The problem in the financial sphere was global initially. It wasn’t only Europe but what emerged subsequently was the accumulation of debt at the national level which was not manageable – in some instances if one does the figures. You asked me if this is endemic or contagious, and I did say it’s not necessarily so.
It‘s certainly not endemic that it should be a problem. It implies both. I don’t think that is the correct way of looking at things. I want to mention something else in this respect. The way countries and economies are seen is very much a matter of how credible they are and how confident people are. You can build confidence and you can loose confidence and I think its something actually Nigeria has experienced most recently in connection with the fuel subsidy issue.
These people who are very bold in the demonstration which took place and also trying to engage with the public and government; they interface between these two.

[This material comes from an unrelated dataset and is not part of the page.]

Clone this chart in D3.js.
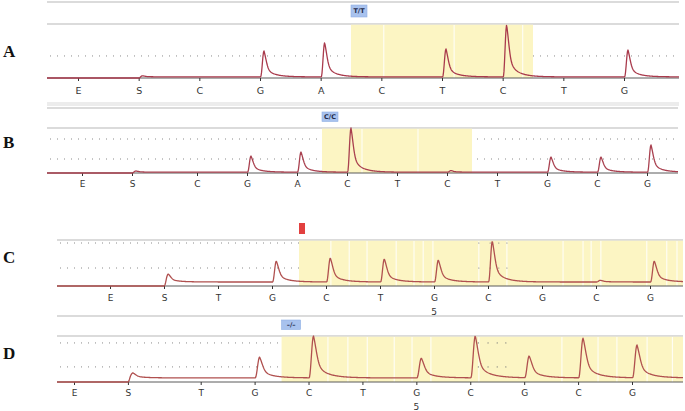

First of all we did agree that the fuel subsidy was not sustainable. Something would have to be done because the cost of the fuel subsidy was simply becoming enormous – $8billion and N1.7trillion. It’s too much of a nation’s resources.
They acknowledged that this is something that couldn’t continue indefinitely. And it has to do also with confidence in government. If you want to be a reforming administration as the Jonathan Administration that has a transformation agenda, then it is important to carry the people along with you. In some respect these has been a telling experience for Nigeria as a whole. I think today there is a greater recognition on all sides of the importance of the issue.
I think one of the positives in it is an underlining message of the importance of good governance in all its forms and the need for transparency and obviously the need to stamp out any from of corruption or wrong doings in the administration of public affairs nation’s resources and when I look at it in regard to Europe and the issues that Europe is having to deal with. Trust built on credibility and transparency. I think that’s the meeting point of those people in civil society who want to see this country move forward and those in government who’s job it is to make it move forward.